I don't really have much to say about these two steps, my apologies. It's Sunday here. Usually Sunday's (mostly everyone's Sunday)  Is clean up, homework day, relax day. I've already loaded one load of laundry so I'm doing pretty good for a start.. Hopefully I can organize my closet today too. 

Friday 25 April 2014

Adulting 468 Project

Just recently I purchase a book on how to become an adult in 468 easy(ish) steps.. well according to Kelly Williams Brown (Do you have two last names or wha?). Anyways, as a typical undergraduate student with no dollar in her pocket what so ever purchased a copy and hopefully, wishfully, trustingly.. change my horrible habits and view of the world and sadly accept the fact that I can no longer get discounts at restaurants. ALSO, accepting the fact that working a 8 hour shift only equals to 5 hour pay.. (FU TAXES)

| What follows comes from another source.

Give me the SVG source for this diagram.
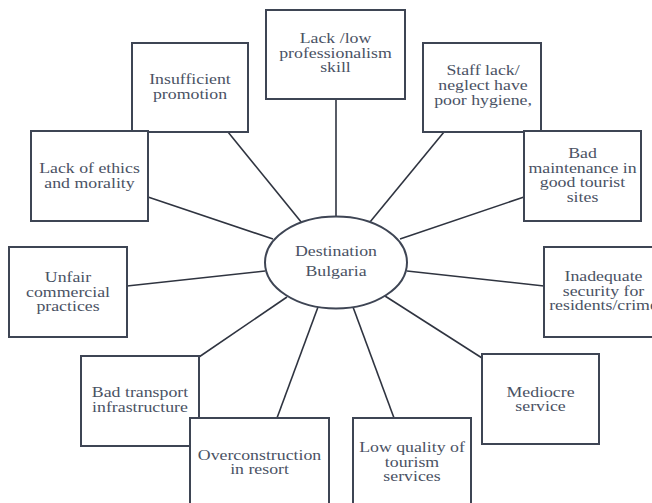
<svg xmlns="http://www.w3.org/2000/svg" width="652" height="503" viewBox="0 0 652 503">
<style>
.box{fill:#fff;stroke:#3e4554;stroke-width:2}
.hub{fill:#fff;stroke:#3e4554;stroke-width:2}
.ln{stroke:#2f3440;stroke-width:1.6;fill:none}
.t{font-family:"Liberation Serif","Times New Roman",serif;font-size:14px;fill:#4a5264;text-anchor:middle}
</style>
<rect width="652" height="503" fill="#fff"/>
<g id="connectors">
<line class="ln" x1="336" y1="99" x2="336" y2="217"/>
<line class="ln" x1="228" y1="132" x2="302" y2="223"/>
<line class="ln" x1="444" y1="132" x2="370" y2="222"/>
<line class="ln" x1="148" y1="197" x2="273" y2="239"/>
<line class="ln" x1="524" y1="197" x2="400" y2="239"/>
<line class="ln" x1="127" y1="286" x2="265" y2="271"/>
<line class="ln" x1="544" y1="286" x2="407" y2="271"/>
<line class="ln" x1="199" y1="357" x2="287" y2="297"/>
<line class="ln" x1="482" y1="358" x2="385" y2="296"/>
<line class="ln" x1="277" y1="418" x2="318" y2="307"/>
<line class="ln" x1="394" y1="418" x2="353" y2="307"/>
</g>
<g id="hub">
<ellipse class="hub" cx="336" cy="262.5" rx="71" ry="46"/>
<text class="t" transform="matrix(1.27 0 0 1 336 0)"><tspan x="0" y="256">Destination</tspan><tspan x="0" y="276">Bulgaria</tspan></text>
</g>
<g id="n-professionalism">
<rect class="box" x="266" y="10" width="139" height="89"/>
<text class="t" transform="matrix(1.27 0 0 1 335.5 0)"><tspan x="0" y="43">Lack /low</tspan><tspan x="0" y="58">professionalism</tspan><tspan x="0" y="72">skill</tspan></text>
</g>
<g id="n-promotion">
<rect class="box" x="132" y="43" width="116" height="89"/>
<text class="t" transform="matrix(1.27 0 0 1 190 0)"><tspan x="0" y="84">Insufficient</tspan><tspan x="0" y="99">promotion</tspan></text>
</g>
<g id="n-hygiene">
<rect class="box" x="423" y="43" width="118" height="89"/>
<text class="t" transform="matrix(1.27 0 0 1 483 0)"><tspan x="0" y="75">Staff lack/</tspan><tspan x="0" y="90">neglect  have</tspan><tspan x="0" y="105">poor hygiene,</tspan></text>
</g>
<g id="n-ethics">
<rect class="box" x="31" y="131" width="117" height="90"/>
<text class="t" transform="matrix(1.27 0 0 1 89.5 0)"><tspan x="0" y="173">Lack of ethics</tspan><tspan x="0" y="188">and morality</tspan></text>
</g>
<g id="n-maintenance">
<rect class="box" x="524" y="131" width="117" height="90"/>
<text class="t" transform="matrix(1.27 0 0 1 582.5 0)"><tspan x="0" y="158">Bad</tspan><tspan x="0" y="173">maintenance in</tspan><tspan x="0" y="187">good tourist</tspan><tspan x="0" y="202">sites</tspan></text>
</g>
<g id="n-unfair">
<rect class="box" x="9" y="247" width="118" height="90"/>
<text class="t" transform="matrix(1.27 0 0 1 68 0)"><tspan x="0" y="282">Unfair</tspan><tspan x="0" y="297">commercial</tspan><tspan x="0" y="311">practices</tspan></text>
</g>
<g id="n-security">
<rect class="box" x="544" y="247" width="120" height="90"/>
<text class="t" transform="matrix(1.27 0 0 1 603.5 0)"><tspan x="0" y="281">Inadequate</tspan><tspan x="0" y="296">security for</tspan><tspan x="0" y="310">residents/crime</tspan></text>
</g>
<g id="n-transport">
<rect class="box" x="81" y="356" width="118" height="90"/>
<text class="t" transform="matrix(1.27 0 0 1 140 0)"><tspan x="0" y="397">Bad transport</tspan><tspan x="0" y="412">infrastructure</tspan></text>
</g>
<g id="n-mediocre">
<rect class="box" x="482" y="354" width="117" height="90"/>
<text class="t" transform="matrix(1.27 0 0 1 540.5 0)"><tspan x="0" y="397">Mediocre</tspan><tspan x="0" y="411">service</tspan></text>
</g>
<g id="n-overconstruction">
<rect class="box" x="190" y="418" width="139" height="95"/>
<text class="t" transform="matrix(1.27 0 0 1 259.5 0)"><tspan x="0" y="460">Overconstruction</tspan><tspan x="0" y="474">in resort</tspan></text>
</g>
<g id="n-quality">
<rect class="box" x="353" y="418" width="118" height="95"/>
<text class="t" transform="matrix(1.27 0 0 1 412 0)"><tspan x="0" y="452">Low quality of</tspan><tspan x="0" y="467">tourism</tspan><tspan x="0" y="481">services</tspan></text>
</g>
</svg>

From reading the introduction of the book, I felt this sort of odd connection with Kelly..In one page, she wrote down all the things I've felt for the past year. This immediately grab my full attention, and with a poor girl living off pay cheque to pay cheque, I used ny magic debt maker card to purchase a copy of the book. ( I SRSLY NEED HELP) 

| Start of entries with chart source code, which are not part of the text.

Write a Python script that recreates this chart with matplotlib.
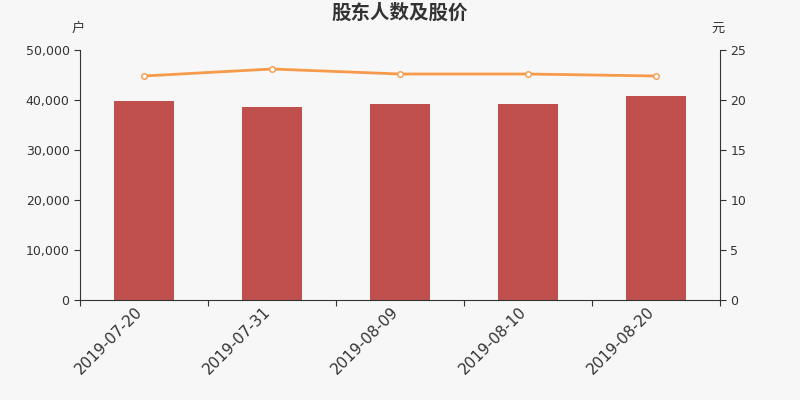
import matplotlib
matplotlib.use('Agg')
import matplotlib.pyplot as plt
import matplotlib.transforms as mtransforms
import numpy as np

plt.rcParams['font.family'] = ['Noto Sans CJK SC', 'DejaVu Sans']

dates = ['2019-07-20', '2019-07-31', '2019-08-09', '2019-08-10', '2019-08-20']
holders = [39800, 38700, 39200, 39200, 40800]
prices = [22.4, 23.1, 22.6, 22.6, 22.4]

bg = '#f7f7f7'
axis_color = '#333333'

fig = plt.figure(figsize=(8, 4), dpi=100, facecolor=bg)
ax = fig.add_axes([0.1, 0.25, 0.8, 0.625], facecolor=bg)
x = np.arange(len(dates))

ax.bar(x, holders, width=0.47, color='#c0504d', zorder=2)
ax.set_xlim(-0.5, len(dates) - 0.5)
ax.set_ylim(0, 50000)
ax.set_yticks(range(0, 50001, 10000))
ax.set_yticklabels([f'{v:,}' for v in range(0, 50001, 10000)], family='DejaVu Sans')

# tick marks sit between categories, labels sit under bars
ax.set_xticks(np.arange(-0.5, len(dates), 1))
ax.set_xticklabels([])
ax.set_xticks(x, minor=True)
ax.set_xticklabels(dates, minor=True, rotation=45, ha='right', va='top',
                   rotation_mode='anchor', fontsize=11, family='DejaVu Sans',
                   color=axis_color)
ax.tick_params(axis='x', which='minor', length=0, pad=6)
ax.tick_params(axis='x', which='major', length=4, color=axis_color)
ax.tick_params(axis='y', length=4, color=axis_color, labelsize=9, labelcolor=axis_color)
shift = mtransforms.ScaledTranslation(-9 / 100, 4 / 100, fig.dpi_scale_trans)
for lbl in ax.get_xticklabels(minor=True):
    lbl.set_transform(lbl.get_transform() + shift)

ax2 = ax.twinx()
ax2.plot(x, prices, color='#f79a4a', linewidth=2, marker='o', markersize=4,
         markerfacecolor='white', markeredgecolor='#f79a4a', markeredgewidth=1, zorder=3)
ax2.set_ylim(0, 25)
ax2.set_yticks(range(0, 26, 5))
ax2.tick_params(axis='y', length=4, color=axis_color, labelsize=9, labelcolor=axis_color)
for lbl in ax2.get_yticklabels():
    lbl.set_family('DejaVu Sans')

for a in (ax, ax2):
    a.spines['top'].set_visible(False)
    for s in ('left', 'right', 'bottom'):
        a.spines[s].set_color(axis_color)
ax.spines['right'].set_visible(False)
ax2.spines['left'].set_visible(False)
ax2.spines['bottom'].set_visible(False)

fig.text(0.5, 0.967, '股东人数及股价', ha='center', va='center', fontsize=14,
         fontweight='bold', color=axis_color)
fig.text(0.0975, 0.93, '户', ha='center', va='center', fontsize=9.5, color=axis_color)
fig.text(0.8975, 0.93, '元', ha='center', va='center', fontsize=9.5, color=axis_color)

fig.savefig('out.png', dpi=100, facecolor=bg)
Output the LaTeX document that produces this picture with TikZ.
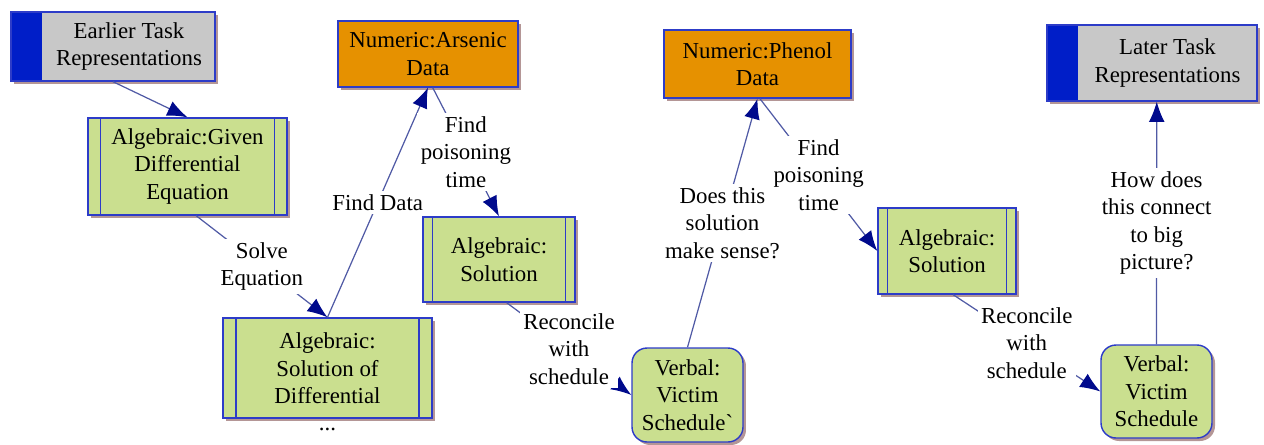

After reading ( mostly skimming through the important steps I wanted to know) the entire book in a day, I reflected on my life.. and how much steps I need to go over. As you know, I still live at home with my parents although my boyfriend, whom I've been dating for a year is forcing (not really, just hinting) me to move in with him. I believe living at home would be alot cheaper for me right now because my parents don't expect any money coming in from me BUT DON'T JUDGE ME SO FAST, I do offer them money when they need it.. even if it comes out of my credit card...

I've decided to blog about all the 468 steps in the book; all my thoughts towards it, my experience, and all my to-do/have to-do list. 

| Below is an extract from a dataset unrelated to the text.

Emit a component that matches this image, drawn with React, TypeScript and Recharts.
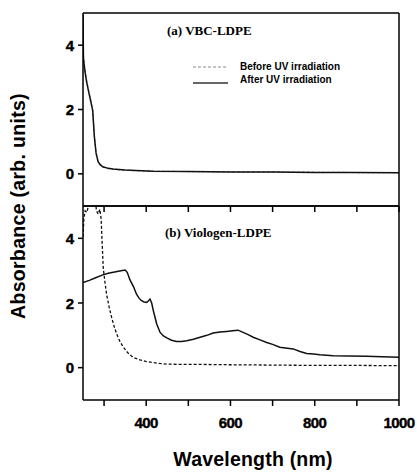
import { LineChart, Line, XAxis, YAxis } from 'recharts'

// panel (a) VBC-LDPE
const aBeforeWl = [250, 251, 254, 258, 263, 268, 273, 277, 281, 286, 292, 297, 310, 321, 350, 416, 500, 600, 700, 800, 900, 1000]
const aBeforeAbs = [4.95, 3.7, 3.3, 2.95, 2.6, 2.3, 1.95, 1.2, 0.62, 0.36, 0.26, 0.21, 0.16, 0.14, 0.11, 0.08, 0.07, 0.06, 0.06, 0.05, 0.04, 0.04]
const aAfterWl = [250, 251, 254, 258, 263, 268, 273, 277, 281, 286, 292, 297, 310, 321, 350, 416, 500, 600, 700, 800, 900, 1000]
const aAfterAbs = [4.95, 3.6, 3.25, 2.9, 2.58, 2.28, 1.97, 1.15, 0.65, 0.37, 0.27, 0.22, 0.17, 0.15, 0.12, 0.08, 0.07, 0.06, 0.06, 0.04, 0.04, 0.03]

// panel (b) Viologen-LDPE
const bBeforeWl = [250, 252, 255, 259, 262, 266, 278, 282, 286, 290, 293, 295, 298, 302, 306, 312, 318, 324, 330, 338, 346, 357, 369, 385, 401, 425, 449, 490, 528, 600, 700, 800, 900, 1000]
const bBeforeAbs = [4.05, 4.6, 4.85, 4.8, 4.95, 5.3, 5.3, 4.85, 4.75, 4.9, 4.6, 4.0, 3.1, 2.65, 2.27, 1.88, 1.55, 1.27, 1.04, 0.8, 0.63, 0.45, 0.32, 0.24, 0.19, 0.14, 0.11, 0.1, 0.1, 0.09, 0.08, 0.07, 0.07, 0.06]
const bAfterWl = [250, 265, 280, 297, 310, 325, 340, 350, 355, 361, 370, 377, 383, 389, 395, 401, 405, 409, 413, 417, 425, 433, 441, 449, 460, 472, 484, 496, 512, 528, 544, 559, 575, 591, 605, 618, 630, 642, 654, 670, 686, 700, 717, 735, 749, 765, 781, 797, 812, 844, 880, 923, 960, 1000]
const bAfterAbs = [2.63, 2.7, 2.78, 2.87, 2.92, 2.96, 3.0, 3.02, 2.95, 2.73, 2.5, 2.27, 2.15, 2.07, 2.03, 2.02, 2.06, 2.12, 2.0, 1.76, 1.35, 1.09, 0.98, 0.92, 0.85, 0.81, 0.81, 0.83, 0.88, 0.94, 1.0, 1.07, 1.1, 1.12, 1.14, 1.16, 1.09, 1.02, 0.94, 0.86, 0.78, 0.72, 0.63, 0.6, 0.58, 0.5, 0.44, 0.42, 0.4, 0.37, 0.36, 0.35, 0.34, 0.32]

const xTicks = [300, 400, 500, 600, 700, 800, 900, 1000]
const yTicks = [0, 2, 4]

const SANS = "Arial, 'Liberation Sans', sans-serif"
const SERIF = "'Times New Roman', 'Liberation Serif', serif"

const pts = (wl: number[], abs: number[]) => wl.map((w, i) => ({ wl: w, abs: abs[i] }))

// x is tick position, y = axis + tickSize (tickMargin 0)
function renderXTick(props: any, showLabel: boolean) {
  const { x, y, payload } = props
  const major = payload.value % 200 === 0
  if (!showLabel || !major) return <g />
  return (
    <text x={x} y={Number(y) + 16} textAnchor="middle" dominantBaseline="central" style={{ fontFamily: SANS, fontWeight: 700, fontSize: 15 }} fill="#000" stroke="#000" strokeWidth={0.4} letterSpacing={-0.6}>
      {payload.value}
    </text>
  )
}

function renderYTick(props: any) {
  const { x, y, payload } = props
  return (
    <text x={Number(x) - 4} y={y} textAnchor="end" dominantBaseline="central" style={{ fontFamily: SANS, fontWeight: 700, fontSize: 15 }} fill="#000" stroke="#000" strokeWidth={0.4}>
      {payload.value}
    </text>
  )
}

const axisStyle = { stroke: '#000', strokeWidth: 1.5 }

function Panel({ height, top, bottom, xHeight, showLabels, series }: any) {
  return (
    <LineChart width={417} height={height} margin={{ top, right: 17, bottom, left: 0 }}>
      <XAxis
        type="number"
        dataKey="wl"
        domain={[250, 1000]}
        allowDataOverflow
        ticks={xTicks}
        tickSize={6}
        tickMargin={0}
        tickLine={axisStyle}
        height={xHeight}
        axisLine={axisStyle}
        tick={(p: any) => renderXTick(p, showLabels)}
        interval={0}
      />
      <XAxis xAxisId="top" orientation="top" type="number" domain={[250, 1000]} height={1} tick={false} tickLine={false} axisLine={axisStyle} />
      <YAxis
        type="number"
        domain={[-1, 5]}
        allowDataOverflow
        ticks={yTicks}
        tickSize={5}
        tickMargin={0}
        tickLine={axisStyle}
        width={83}
        axisLine={axisStyle}
        tick={renderYTick}
        interval={0}
      />
      <YAxis yAxisId="r" orientation="right" domain={[-1, 5]} width={1} tick={false} tickLine={false} axisLine={axisStyle} />
      {series.map((s: any) => (
        <Line
          key={s.name}
          name={s.name}
          data={s.data}
          dataKey="abs"
          type="linear"
          stroke={s.color}
          strokeWidth={s.width}
          strokeDasharray={s.dash}
          dot={false}
          activeDot={false}
          isAnimationActive={false}
        />
      ))}
    </LineChart>
  )
}

export default function App() {
  const seriesA = [
    { name: 'Before UV irradiation', data: pts(aBeforeWl, aBeforeAbs), color: '#8a8a8a', width: 1.2, dash: '3 2' },
    { name: 'After UV irradiation', data: pts(aAfterWl, aAfterAbs), color: '#111', width: 1.5 },
  ]
  const seriesB = [
    { name: 'Before UV irradiation', data: pts(bBeforeWl, bBeforeAbs), color: '#111', width: 1.3, dash: '3 2' },
    { name: 'After UV irradiation', data: pts(bAfterWl, bAfterAbs), color: '#111', width: 1.5 },
  ]
  return (
    <div style={{ position: 'absolute', left: 0, top: 0, width: 417, height: 472, background: '#fff' }}>
      <div style={{ position: 'absolute', left: 0, top: 200 }}>
        <Panel height={272} top={5} bottom={0} xHeight={72} showLabels={true} series={seriesB} />
      </div>
      <div style={{ position: 'absolute', left: 0, top: 0 }}>
        <Panel height={215} top={12} bottom={8} xHeight={1} showLabels={false} series={seriesA} />
      </div>

      <div style={{ position: 'absolute', left: 167, top: 23, fontFamily: SERIF, fontWeight: 'bold', fontSize: 13, whiteSpace: 'nowrap' }}>
        (a) VBC-LDPE
      </div>
      <div style={{ position: 'absolute', left: 165, top: 225, fontFamily: SERIF, fontWeight: 'bold', fontSize: 13, whiteSpace: 'nowrap' }}>
        (b) Viologen-LDPE
      </div>

      <svg style={{ position: 'absolute', left: 190, top: 60 }} width={42} height={30}>
        <line x1={3} x2={38} y1={7} y2={7} stroke="#8a8a8a" strokeWidth={1.2} strokeDasharray="3 2" />
        <line x1={3} x2={38} y1={23} y2={23} stroke="#333" strokeWidth={1.5} />
      </svg>
      <div style={{ position: 'absolute', left: 240, top: 60, fontFamily: SANS, fontWeight: 'bold', fontSize: 10, lineHeight: '13px', whiteSpace: 'nowrap' }}>
        <div>Before UV irradiation</div>
        <div>After UV irradiation</div>
      </div>

      <div style={{ position: 'absolute', left: 18, top: 206, transform: 'translate(-50%, -50%) rotate(-90deg)', fontFamily: SANS, fontWeight: 'bold', fontSize: 19.5, letterSpacing: 0.3, whiteSpace: 'nowrap' }}>
        Absorbance (arb. units)
      </div>
      <div style={{ position: 'absolute', left: 253, top: 459, transform: 'translate(-50%, -50%)', fontFamily: SANS, fontWeight: 'bold', fontSize: 19.5, letterSpacing: 0.2, whiteSpace: 'nowrap' }}>
        Wavelength (nm)
      </div>
    </div>
  )
}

So let me just start with Chapter 1: Get Your Mind Right

Step 1: ACCEPT THAT YOU ARE NOT SPECIAL

I think I learned that the hard way through school. As an awkward new girl in grade 6, I didn't really know how to make friends. The way I made friends was.. f*cking stupid if you asked me. I mainly made a fool of my self and tried to make sexual jokes and puns to desperately make everyone laugh.
Throughout junior high I was bullied.. alot. High School wasn't so bad.. still had those vibes that no one liked me. Also the teachers at my school didn't care if I wasn't in class or didn't participate because they probably we're thinking I didn't give one sh*t about my education..which I did.. but I found it hard to focus and participate with all the scars I emotionally and physically had. From dropping out second semester in my senior year to moving to a new school with new teachers who don't really acknowledge my presence when I'm gone for 3-5 days from class with no notice.. I know that I'm not special. It is difficult to accept, and hard to keep myself standing knowing that no one cares.. (except for my family & boyfriend.. maybe some friends). Everyone's out for themselves.. I know that now.. and those who disagree that "we" are not special.. godbless you.